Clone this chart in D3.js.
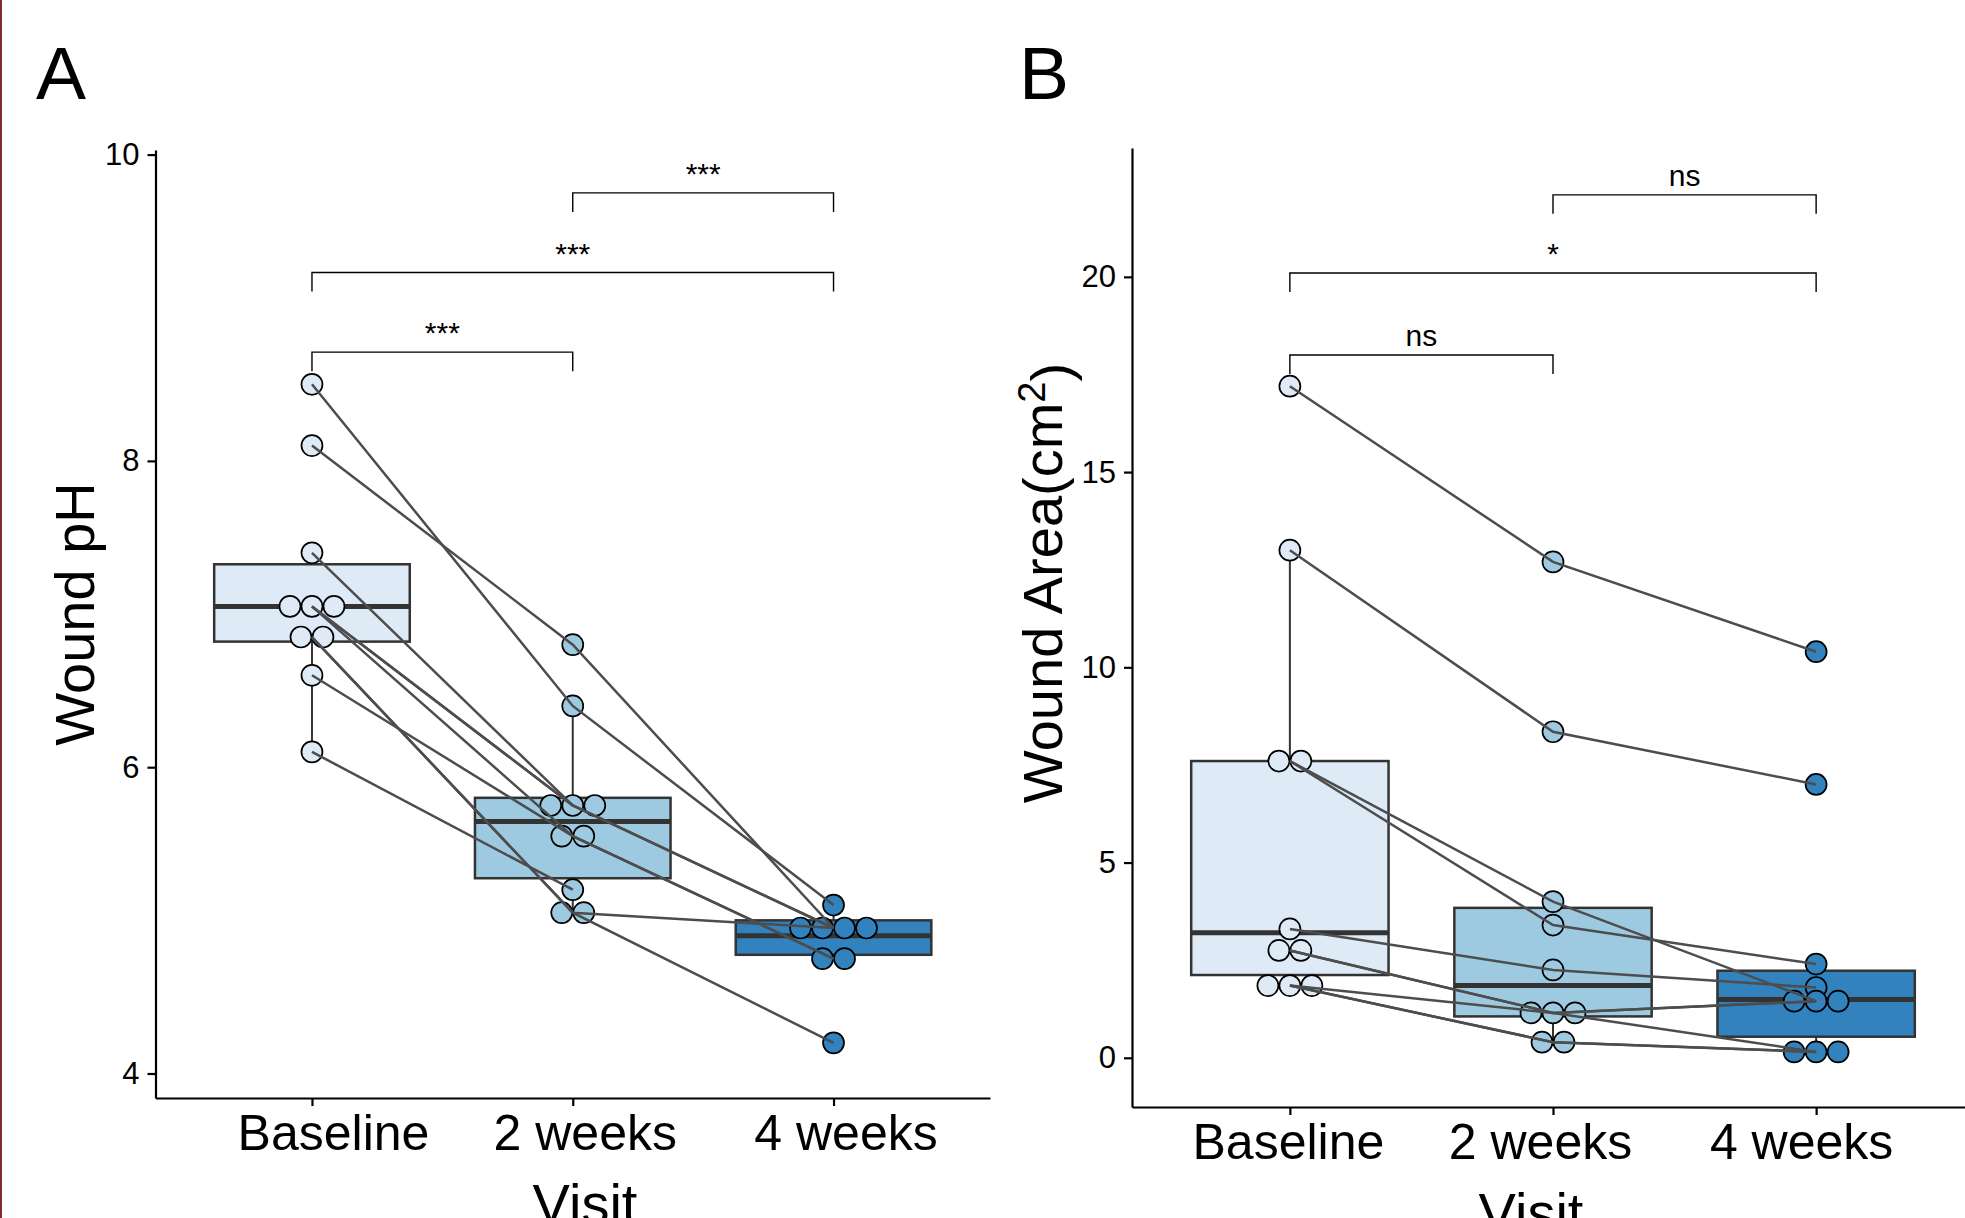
<!DOCTYPE html>
<html>
<head>
<meta charset="utf-8">
<script src="https://cdn.jsdelivr.net/npm/d3@7"></script>
<style>
  body { margin: 0; background: #fff; }
  svg text { font-family: "Liberation Sans", Arial, sans-serif; }
</style>
</head>
<body>
<div id="chart"></div>
<script>
var visits = ["Baseline", "2 weeks", "4 weeks"];
var visitFills = ["#deebf7", "#9ecae1", "#3182bd"];

// Panel A - wound pH, one entry per patient
var phBaseline = [8.5, 8.1, 7.4, 7.05, 7.05, 7.05, 6.85, 6.85, 6.6, 6.1];
var phWeek2    = [6.4, 6.8, 5.75, 5.75, 5.55, 5.75, 5.05, 5.05, 5.55, 5.2];
var phWeek4    = [5.1, 4.95, 4.95, 4.95, 4.75, null, 4.95, 4.2, 4.75, null];
var phQ1     = [6.82, 5.275, 4.775];
var phMedian = [7.05, 5.645, 4.9];
var phQ3     = [7.325, 5.8, 5.0];
var phLow    = [6.1, 5.05, 4.75];
var phHigh   = [7.4, 6.4, 5.1];
var phTicks  = [4, 6, 8, 10];
var phSigLabels = ["***", "***", "***"];
var phSigLevels = [8.71, 9.23, 9.75];

// Panel B - wound area
var areaBaseline = [17.2, 13.0, 7.6, 7.6, 3.3, 2.75, 2.75, 1.85, 1.85, 1.85];
var areaWeek2    = [12.7, 8.35, 4.0, 3.4, 2.25, 1.15, 1.15, 1.15, 0.4, 0.4];
var areaWeek4    = [10.4, 7.0, 1.45, 2.4, 1.8, 1.45, 1.45, 0.15, 0.15, 0.15];
var areaQ1     = [2.12, 1.06, 0.54];
var areaMedian = [3.2, 1.85, 1.49];
var areaQ3     = [7.6, 3.84, 2.23];
var areaLow    = [1.85, 0.4, 0.15];
var areaHigh   = [13.0, 4.0, 2.4];
var areaTicks  = [0, 5, 10, 15, 20];
var areaSigLabels = ["ns", "*", "ns"];
var areaSigLevels = [18.0, 20.1, 22.1];

var sigPairs = [[0, 1], [0, 2], [1, 2]];

var W = 1965, H = 1218;
var svg = d3.select("#chart").append("svg")
  .attr("width", W)
  .attr("height", H);

// thin border at the left edge of the figure
svg.append("line")
  .attr("x1", 1).attr("x2", 1).attr("y1", 0).attr("y2", H)
  .attr("stroke", "#7f2e2e").attr("stroke-width", 2);

function dodge(values, step) {
  var seen = {}, counts = {};
  values.forEach(function(v) { if (v != null) counts[v] = (counts[v] || 0) + 1; });
  return values.map(function(v) {
    if (v == null) return 0;
    var i = seen[v] || 0;
    seen[v] = i + 1;
    return (i - (counts[v] - 1) / 2) * step;
  });
}

function drawPanel(p) {
  var g = svg.append("g");

  var x = d3.scalePoint().domain(visits).range(p.xRange).padding(0.6);
  var y = d3.scaleLinear().domain(p.yDomain).range(p.yRange);
  var boxW = x.step() * 0.75;

  var series = [p.base, p.wk2, p.wk4];

  // boxes
  visits.forEach(function(v, i) {
    var cx = x(v);
    g.append("line")
      .attr("x1", cx).attr("x2", cx)
      .attr("y1", y(p.low[i])).attr("y2", y(p.high[i]))
      .attr("stroke", "#333").attr("stroke-width", 2);
    g.append("rect")
      .attr("x", cx - boxW / 2).attr("width", boxW)
      .attr("y", y(p.q3[i])).attr("height", y(p.q1[i]) - y(p.q3[i]))
      .attr("fill", visitFills[i])
      .attr("stroke", "#333").attr("stroke-width", 2.5);
    g.append("line")
      .attr("x1", cx - boxW / 2).attr("x2", cx + boxW / 2)
      .attr("y1", y(p.median[i])).attr("y2", y(p.median[i]))
      .attr("stroke", "#333").attr("stroke-width", 5);
  });

  // dots
  series.forEach(function(vals, i) {
    var off = dodge(vals, 22);
    g.selectAll(null)
      .data(vals.map(function(d, k) { return {v: d, o: off[k]}; })
        .filter(function(d) { return d.v != null; }))
      .enter()
      .append("circle")
      .attr("cx", function(d) { return x(visits[i]) + d.o; })
      .attr("cy", function(d) { return y(d.v); })
      .attr("r", 10.5)
      .attr("fill", visitFills[i])
      .attr("stroke", "#000")
      .attr("stroke-width", 1.7);
  });

  // paired lines per patient
  var line = d3.line()
    .defined(function(d) { return d[1] != null; })
    .x(function(d) { return x(d[0]); })
    .y(function(d) { return y(d[1]); });
  p.base.forEach(function(b, k) {
    var pts = visits.map(function(v, i) { return [v, series[i][k]]; });
    g.append("path")
      .attr("d", line(pts))
      .attr("fill", "none")
      .attr("stroke", "#4d4d4d")
      .attr("stroke-width", 2.5);
  });

  // significance brackets
  sigPairs.forEach(function(pr, j) {
    var x1 = x(visits[pr[0]]), x2 = x(visits[pr[1]]), yy = y(p.sigLevels[j]);
    g.append("path")
      .attr("d", "M" + x1 + "," + (yy + 19) + "V" + yy + "H" + x2 + "V" + (yy + 19))
      .attr("fill", "none")
      .attr("stroke", "#000")
      .attr("stroke-width", 1.4);
    g.append("text")
      .attr("x", (x1 + x2) / 2)
      .attr("y", yy - 9)
      .attr("text-anchor", "middle")
      .style("font-size", "30px")
      .text(p.sigLabels[j]);
  });

  // axes
  var yAxis = g.append("g")
    .attr("transform", "translate(" + p.xRange[0] + ",0)")
    .call(d3.axisLeft(y).tickValues(p.ticks).tickFormat(d3.format("d"))
      .tickSize(8).tickSizeOuter(0).tickPadding(8));
  yAxis.selectAll("text").style("font-size", "31px").attr("fill", "#000");

  var xAxis = g.append("g")
    .attr("transform", "translate(0," + p.yRange[0] + ")")
    .call(d3.axisBottom(x).tickSize(8).tickSizeOuter(0).tickPadding(8));
  xAxis.selectAll("text")
    .style("font-size", "50px")
    .attr("fill", "#000")
    .attr("dx", function(d, i) { return p.labelShift[i]; });

  g.selectAll(".domain, .tick line").attr("stroke", "#000").attr("stroke-width", 2.2);

  // titles
  g.append("text")
    .attr("x", p.visitX)
    .attr("y", p.yRange[0] + 125)
    .attr("text-anchor", "middle")
    .style("font-size", "56px")
    .text("Visit");

  var yt = g.append("text")
    .attr("transform", "translate(" + p.titleX + "," + p.titleY + ") rotate(-90)")
    .attr("text-anchor", "middle")
    .style("font-size", "56px");
  yt.append("tspan").text(p.title);
  if (p.titleSup) {
    yt.append("tspan").attr("dy", "-0.45em").style("font-size", "38px").text(p.titleSup);
    yt.append("tspan").attr("dy", "0.45em").text(")");
  }

  svg.append("text")
    .attr("x", p.labelX).attr("y", 99)
    .style("font-size", "75px")
    .text(p.label);
}

drawPanel({
  label: "A", labelX: 36,
  xRange: [155.5, 990], yRange: [1098, 150], yDomain: [3.84, 10.03],
  base: phBaseline, wk2: phWeek2, wk4: phWeek4,
  q1: phQ1, median: phMedian, q3: phQ3, low: phLow, high: phHigh,
  ticks: phTicks, sigLabels: phSigLabels, sigLevels: phSigLevels,
  labelShift: [21, 12, 12],
  title: "Wound pH", titleX: 94, titleY: 614, visitX: 585
});

drawPanel({
  label: "B", labelX: 1019,
  xRange: [1132, 1974], yRange: [1107, 148], yDomain: [-1.26, 23.3],
  base: areaBaseline, wk2: areaWeek2, wk4: areaWeek4,
  q1: areaQ1, median: areaMedian, q3: areaQ3, low: areaLow, high: areaHigh,
  ticks: areaTicks, sigLabels: areaSigLabels, sigLevels: areaSigLevels,
  labelShift: [-2, -13, -15],
  title: "Wound Area(cm", titleSup: "2", titleX: 1062, titleY: 583, visitX: 1531
});
</script>
</body>
</html>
···
WORK REQUIRED » Copy out all lines that carry the word "chart".

FULL SOLUTION »
Clone this chart in D3.js.
<div id="chart"></div>
var svg = d3.select("#chart").append("svg")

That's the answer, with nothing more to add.